Una identidad portátil

identidad

Foto: niko_si

 

Por qué inventar un país
cuando el tuyo
es definitivamente una nube.

Jean Portante

 

No sabía nada de Jean Portante, el poeta luxemburgués, hasta que escuché una pequeña semblanza suya en la RNE 5, a la que llegué huyendo de los deportes. Regresaba de mi trabajo en prisión y me topé con una voz libre, la de un poeta políglota que no concibe sus raíces como algo anclado a un determinado espacio.

Me gustó la cita de Portante a Anaïs Nin, en la que ésta se refiere a la identidad, a que existen personas que tienen raíces portátiles; una idea con la que Portante se identifica al máximo, asegurando que él mueve sus raíces cada tanto, instalándolas un tiempo en un lugar para luego cambiarlas de sitio otra vez y nutrirse de lo que esa nueva tierra le aporta.

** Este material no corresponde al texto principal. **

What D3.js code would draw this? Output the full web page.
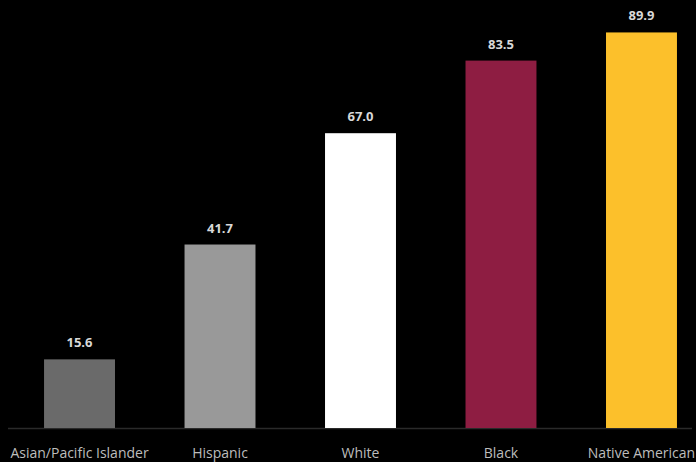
<!DOCTYPE html>
<html>
<head>
<meta charset="utf-8">
<script src="https://cdn.jsdelivr.net/npm/d3@7"></script>
<style>
  html, body { margin: 0; padding: 0; background: #000; }
  svg { display: block; }
</style>
</head>
<body>
<svg id="chart" width="696" height="462"></svg>
<script>
// Rate per group
const categories = ["Asian/Pacific Islander", "Hispanic", "White", "Black", "Native American"];
const values = [15.6, 41.7, 67.0, 83.5, 89.9];
const valueLabels = ["15.6", "41.7", "67.0", "83.5", "89.9"];
const barColors = ["#6a6a6a", "#999999", "#ffffff", "#8e1d42", "#fcc02b"];

const width = 696, height = 462;
const baseY = 428;

const svg = d3.select("#chart");

const x = d3.scaleBand()
  .domain(categories)
  .range([-25.5, 746.5])
  .padding(0.495);

const y = d3.scaleLinear()
  .domain([0, 100])
  .range([baseY, baseY - 440]);

// baseline
svg.append("line")
  .attr("x1", 8).attr("x2", 692)
  .attr("y1", baseY + 0.5).attr("y2", baseY + 0.5)
  .attr("stroke", "#2a2a2a")
  .attr("stroke-width", 1.5);

// bars
svg.selectAll("rect.bar")
  .data(values)
  .join("rect")
  .attr("class", "bar")
  .attr("x", (d, i) => x(categories[i]))
  .attr("width", x.bandwidth())
  .attr("y", d => y(d))
  .attr("height", d => y(0) - y(d))
  .attr("fill", (d, i) => barColors[i]);

const font = "'Liberation Sans Narrow', 'Arial Narrow', 'Open Sans', sans-serif";

// value labels
svg.selectAll("text.val")
  .data(values)
  .join("text")
  .attr("class", "val")
  .attr("x", (d, i) => x(categories[i]) + x.bandwidth() / 2)
  .attr("y", d => y(d) - 12)
  .attr("text-anchor", "middle")
  .attr("fill", "#d8d8d8")
  .attr("font-family", font)
  .attr("font-weight", "bold")
  .attr("font-size", 13)
  .text((d, i) => valueLabels[i]);

// category labels
const xAxis = d3.axisBottom(x).tickSize(0).tickPadding(0);
const gx = svg.append("g")
  .attr("transform", `translate(0,${baseY})`)
  .call(xAxis);
gx.select(".domain").remove();
gx.selectAll("text")
  .attr("y", 30)
  .attr("dy", 0)
  .attr("fill", "#bdbdbd")
  .attr("font-family", font)
  .attr("font-size", 14);
</script>
</body>
</html>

El poeta entiende que su identidad está compuesta por diferentes elementos: como él mismo dice, habla varios idiomas, cuenta usando numeración árabe, hereda la escritura de la antigua Mesopotamia y bebe café como hacían antiguos africanos. Por eso entiende su identidad como algo no ligado exclusivamente a un pequeño margen de territorio alrededor de sus pies.

Me identifico con esa idea. Con la de una identidad no ligada a un lugar, a una patria determinada, sino a una amplia cultura basada en el respeto y la tolerancia, en la asimilación de nuevos saberes y conocimientos, en el deleite de diferentes costumbres, historias y sabores, así como en el horror de sus miserias y desgracias. Una identidad basada en la empatía.

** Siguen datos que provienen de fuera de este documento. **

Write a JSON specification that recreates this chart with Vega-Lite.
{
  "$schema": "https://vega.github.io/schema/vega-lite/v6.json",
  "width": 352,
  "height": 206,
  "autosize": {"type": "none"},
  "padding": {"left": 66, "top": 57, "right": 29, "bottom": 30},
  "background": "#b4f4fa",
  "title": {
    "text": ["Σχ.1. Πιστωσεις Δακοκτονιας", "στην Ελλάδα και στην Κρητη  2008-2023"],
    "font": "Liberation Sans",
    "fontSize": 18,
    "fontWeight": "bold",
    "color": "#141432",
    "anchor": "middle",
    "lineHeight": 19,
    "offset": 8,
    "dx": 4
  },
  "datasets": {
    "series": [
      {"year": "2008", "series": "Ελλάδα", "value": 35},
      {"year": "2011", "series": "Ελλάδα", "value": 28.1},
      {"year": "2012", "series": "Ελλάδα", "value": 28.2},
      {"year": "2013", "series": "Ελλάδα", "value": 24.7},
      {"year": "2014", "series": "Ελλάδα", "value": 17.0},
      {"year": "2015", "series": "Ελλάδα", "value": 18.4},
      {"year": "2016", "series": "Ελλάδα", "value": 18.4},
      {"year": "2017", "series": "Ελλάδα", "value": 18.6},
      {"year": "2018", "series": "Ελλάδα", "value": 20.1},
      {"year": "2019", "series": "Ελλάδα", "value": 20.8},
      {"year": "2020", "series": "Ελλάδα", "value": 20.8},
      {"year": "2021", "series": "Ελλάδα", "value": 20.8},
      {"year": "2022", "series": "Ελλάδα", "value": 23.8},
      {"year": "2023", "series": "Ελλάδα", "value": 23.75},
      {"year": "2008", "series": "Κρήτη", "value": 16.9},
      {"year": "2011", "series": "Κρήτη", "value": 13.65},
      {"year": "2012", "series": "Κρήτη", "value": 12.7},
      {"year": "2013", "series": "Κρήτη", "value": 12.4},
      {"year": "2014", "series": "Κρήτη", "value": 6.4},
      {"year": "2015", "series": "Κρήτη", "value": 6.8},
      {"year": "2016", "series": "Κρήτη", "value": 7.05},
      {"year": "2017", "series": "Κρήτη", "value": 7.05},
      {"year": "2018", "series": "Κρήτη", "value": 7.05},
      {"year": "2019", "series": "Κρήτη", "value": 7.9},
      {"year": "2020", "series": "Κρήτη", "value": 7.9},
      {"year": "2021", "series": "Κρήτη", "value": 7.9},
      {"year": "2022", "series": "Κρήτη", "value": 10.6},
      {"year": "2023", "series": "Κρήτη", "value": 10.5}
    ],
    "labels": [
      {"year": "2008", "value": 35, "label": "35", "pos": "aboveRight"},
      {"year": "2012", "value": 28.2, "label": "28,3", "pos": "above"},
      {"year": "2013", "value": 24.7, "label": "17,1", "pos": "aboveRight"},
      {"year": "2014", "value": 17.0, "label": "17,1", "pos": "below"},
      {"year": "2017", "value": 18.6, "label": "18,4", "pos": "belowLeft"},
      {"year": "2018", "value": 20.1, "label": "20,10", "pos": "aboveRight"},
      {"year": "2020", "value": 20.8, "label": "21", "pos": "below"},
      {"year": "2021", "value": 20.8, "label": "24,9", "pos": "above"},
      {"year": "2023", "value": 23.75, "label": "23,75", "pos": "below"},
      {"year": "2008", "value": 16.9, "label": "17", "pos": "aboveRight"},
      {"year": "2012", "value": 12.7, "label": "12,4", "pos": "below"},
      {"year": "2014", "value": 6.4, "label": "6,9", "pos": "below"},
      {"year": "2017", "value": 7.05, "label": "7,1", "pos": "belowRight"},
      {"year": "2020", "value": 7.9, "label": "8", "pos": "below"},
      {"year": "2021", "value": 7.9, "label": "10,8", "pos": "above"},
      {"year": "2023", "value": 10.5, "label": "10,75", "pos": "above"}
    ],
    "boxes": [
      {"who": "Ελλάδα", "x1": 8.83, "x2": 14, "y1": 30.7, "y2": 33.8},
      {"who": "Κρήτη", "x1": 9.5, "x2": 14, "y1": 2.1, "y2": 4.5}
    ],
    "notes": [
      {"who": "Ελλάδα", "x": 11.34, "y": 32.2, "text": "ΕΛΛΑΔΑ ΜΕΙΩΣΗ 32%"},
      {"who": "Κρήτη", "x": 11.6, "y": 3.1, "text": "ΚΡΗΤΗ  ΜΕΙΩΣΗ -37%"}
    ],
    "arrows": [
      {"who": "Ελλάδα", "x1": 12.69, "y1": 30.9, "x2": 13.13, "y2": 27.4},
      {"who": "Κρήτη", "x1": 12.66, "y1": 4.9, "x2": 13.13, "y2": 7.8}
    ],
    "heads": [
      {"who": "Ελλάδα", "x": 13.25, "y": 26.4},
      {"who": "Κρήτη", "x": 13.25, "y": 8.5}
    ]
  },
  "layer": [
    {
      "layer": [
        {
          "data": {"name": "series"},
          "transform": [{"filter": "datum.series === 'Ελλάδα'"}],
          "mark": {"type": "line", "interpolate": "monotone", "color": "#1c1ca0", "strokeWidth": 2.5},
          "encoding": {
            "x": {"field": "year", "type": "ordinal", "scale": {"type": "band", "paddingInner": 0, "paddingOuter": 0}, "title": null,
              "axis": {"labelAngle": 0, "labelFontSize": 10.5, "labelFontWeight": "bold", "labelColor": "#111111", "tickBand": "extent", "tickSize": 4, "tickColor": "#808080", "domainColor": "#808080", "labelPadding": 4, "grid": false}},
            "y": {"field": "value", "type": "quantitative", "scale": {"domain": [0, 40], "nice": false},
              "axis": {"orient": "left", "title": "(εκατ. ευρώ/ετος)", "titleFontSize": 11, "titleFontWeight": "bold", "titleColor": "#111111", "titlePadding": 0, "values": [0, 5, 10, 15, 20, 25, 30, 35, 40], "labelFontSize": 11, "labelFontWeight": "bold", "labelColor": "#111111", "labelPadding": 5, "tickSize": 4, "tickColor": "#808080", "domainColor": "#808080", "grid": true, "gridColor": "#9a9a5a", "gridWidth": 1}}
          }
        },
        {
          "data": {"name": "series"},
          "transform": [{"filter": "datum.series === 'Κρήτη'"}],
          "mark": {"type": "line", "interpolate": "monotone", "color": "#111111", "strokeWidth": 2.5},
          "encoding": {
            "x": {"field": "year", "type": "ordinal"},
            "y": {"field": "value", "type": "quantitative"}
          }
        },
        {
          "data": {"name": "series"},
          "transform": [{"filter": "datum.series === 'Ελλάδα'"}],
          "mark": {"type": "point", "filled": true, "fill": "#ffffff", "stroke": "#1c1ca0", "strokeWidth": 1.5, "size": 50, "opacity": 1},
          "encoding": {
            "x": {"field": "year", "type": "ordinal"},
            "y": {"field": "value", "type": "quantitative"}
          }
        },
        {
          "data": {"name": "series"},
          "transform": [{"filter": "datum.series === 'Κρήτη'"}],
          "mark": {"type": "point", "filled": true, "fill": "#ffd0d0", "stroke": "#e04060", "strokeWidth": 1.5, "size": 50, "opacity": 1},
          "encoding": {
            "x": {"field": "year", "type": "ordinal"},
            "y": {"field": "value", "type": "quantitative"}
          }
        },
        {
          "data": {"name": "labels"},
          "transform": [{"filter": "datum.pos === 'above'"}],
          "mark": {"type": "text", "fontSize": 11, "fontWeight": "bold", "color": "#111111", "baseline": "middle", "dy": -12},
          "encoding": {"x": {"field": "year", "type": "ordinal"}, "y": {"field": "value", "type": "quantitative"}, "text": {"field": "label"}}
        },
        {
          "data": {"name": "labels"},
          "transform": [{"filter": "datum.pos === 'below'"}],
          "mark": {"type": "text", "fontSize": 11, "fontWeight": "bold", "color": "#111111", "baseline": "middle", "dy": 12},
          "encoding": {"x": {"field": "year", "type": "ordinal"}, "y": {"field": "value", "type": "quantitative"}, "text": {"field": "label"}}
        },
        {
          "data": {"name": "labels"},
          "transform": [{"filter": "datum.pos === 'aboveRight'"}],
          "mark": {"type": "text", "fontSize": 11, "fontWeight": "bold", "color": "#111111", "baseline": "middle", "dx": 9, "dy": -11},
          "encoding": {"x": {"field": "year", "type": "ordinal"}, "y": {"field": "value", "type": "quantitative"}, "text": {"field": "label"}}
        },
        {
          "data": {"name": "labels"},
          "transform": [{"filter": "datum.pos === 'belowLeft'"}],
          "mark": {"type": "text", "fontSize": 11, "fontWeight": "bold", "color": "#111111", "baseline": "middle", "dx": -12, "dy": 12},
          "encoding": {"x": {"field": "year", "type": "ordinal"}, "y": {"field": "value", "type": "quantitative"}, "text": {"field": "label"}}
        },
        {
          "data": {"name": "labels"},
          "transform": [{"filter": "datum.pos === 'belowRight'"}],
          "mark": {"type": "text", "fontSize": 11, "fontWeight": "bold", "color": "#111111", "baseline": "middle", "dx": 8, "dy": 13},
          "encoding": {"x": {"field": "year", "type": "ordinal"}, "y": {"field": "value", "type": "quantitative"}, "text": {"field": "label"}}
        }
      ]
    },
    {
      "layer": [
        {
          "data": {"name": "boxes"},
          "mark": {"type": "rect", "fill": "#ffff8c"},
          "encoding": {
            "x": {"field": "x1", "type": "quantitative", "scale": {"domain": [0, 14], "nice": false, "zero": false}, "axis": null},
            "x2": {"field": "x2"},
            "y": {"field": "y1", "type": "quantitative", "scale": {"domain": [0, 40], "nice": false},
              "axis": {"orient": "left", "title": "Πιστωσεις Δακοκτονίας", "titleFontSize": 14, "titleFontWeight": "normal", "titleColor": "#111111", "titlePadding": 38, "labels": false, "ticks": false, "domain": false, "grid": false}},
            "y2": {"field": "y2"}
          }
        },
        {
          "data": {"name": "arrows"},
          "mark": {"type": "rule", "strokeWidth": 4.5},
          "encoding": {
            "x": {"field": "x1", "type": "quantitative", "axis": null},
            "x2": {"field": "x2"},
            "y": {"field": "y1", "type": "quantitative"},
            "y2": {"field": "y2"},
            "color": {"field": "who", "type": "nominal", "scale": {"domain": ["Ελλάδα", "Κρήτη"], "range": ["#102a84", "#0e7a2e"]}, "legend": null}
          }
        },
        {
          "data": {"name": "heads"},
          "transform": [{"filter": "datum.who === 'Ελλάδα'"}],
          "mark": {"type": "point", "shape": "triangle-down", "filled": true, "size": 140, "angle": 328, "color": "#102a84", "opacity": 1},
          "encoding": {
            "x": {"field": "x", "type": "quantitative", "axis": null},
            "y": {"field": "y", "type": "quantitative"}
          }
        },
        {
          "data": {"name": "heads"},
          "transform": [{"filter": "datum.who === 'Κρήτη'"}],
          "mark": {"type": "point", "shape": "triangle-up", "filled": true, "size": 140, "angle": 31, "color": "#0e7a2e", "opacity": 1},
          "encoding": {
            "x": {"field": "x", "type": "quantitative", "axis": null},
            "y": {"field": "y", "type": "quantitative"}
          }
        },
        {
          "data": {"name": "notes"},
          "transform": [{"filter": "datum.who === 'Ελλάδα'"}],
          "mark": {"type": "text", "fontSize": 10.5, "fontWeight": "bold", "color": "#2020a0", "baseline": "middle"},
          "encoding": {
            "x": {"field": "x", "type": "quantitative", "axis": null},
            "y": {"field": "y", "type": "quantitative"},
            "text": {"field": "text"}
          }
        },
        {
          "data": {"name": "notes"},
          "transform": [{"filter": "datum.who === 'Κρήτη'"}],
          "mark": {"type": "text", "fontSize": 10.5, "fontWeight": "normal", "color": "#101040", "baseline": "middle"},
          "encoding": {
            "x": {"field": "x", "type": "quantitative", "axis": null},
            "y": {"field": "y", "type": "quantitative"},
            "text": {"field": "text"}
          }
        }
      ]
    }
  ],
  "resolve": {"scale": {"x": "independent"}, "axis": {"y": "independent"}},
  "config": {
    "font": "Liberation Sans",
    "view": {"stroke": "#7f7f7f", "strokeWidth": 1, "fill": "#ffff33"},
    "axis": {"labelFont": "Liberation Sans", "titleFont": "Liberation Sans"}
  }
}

Por desgracia para mí no alcanzo el grado de cosmopolitismo de Jean Portante, pero entiendo mi identidad de forma parecida. Como algo abierto, permeable, moldeable y en constante evolución, que no me viene dada por herencia o pertenencia a un pueblo, aunque parta de ello para seguir construyendo una identidad propia, más amplia, basada en mis gustos, intereses y necesidades, pero también en mi rechazo a todo lo que no quiero en mi vida, en mi forma de estar en el mundo.

Soy un tipo raro, que poseo la capacidad de sentirme del lugar en el que estoy, integrando los lugares en los que paso apenas unos días, en una parte de mi propia y particular ciudad, sintiendo cada nuevo lugar como un rincón más de una enorme ciudad en la que habito, sin límites ni fronteras. Me apropio fácilmente de los lugares que visito: de sus letras, su arquitectura, su arte, sus cantos, sus acentos y sus aromas; y me gusta tomar prestadas sus expresiones, sus inquietudes y alegrías, uniéndolas a las mías.

Eso son para mí mis raíces. No sólo mis idiomas, mi tierra y mis afectos, que me han ayudado a configurar mi pensamiento y mis sentires; sino toda la cultura adquirida. Cada una de mis elecciones, que se han ido sumando a otras que alguien, hace ya mucho tiempo, tomó en su día. Asumo la responsabilidad de seguir configurando mi propia identidad, la actual y la futura, tratando de evitar el riesgo adolescente de que otros la moldeen por mí.

Mi patria no es la de los dictadores o los generales, la de comerciantes o políticos efímeros. Tampoco la de los vecinos, siempre eventuales, de mi escalera. No es la de una bandera o la de un pedazo de terreno que cabría en una maceta. Mi patria es aquella que me he forjado en base a lecturas, conversaciones y viajes, a empatía y respeto. Algo mucho más amplio no ceñido al territorio. Por eso me gusta pensar que pertenezco a la misma patria que Kafka, Cortázar, Poe, Conrad, Cervantes, Camus, Miguel Ángel, Pasolini, Béquer, Sender, Louis Armstrong, Schubert, Doisneau, Aub, Larra, Hugo Pratt, Verne, Muñoz Molina o Rosalía de Castro, entre otros muchos. Y soy incapaz de reconocerme en otra.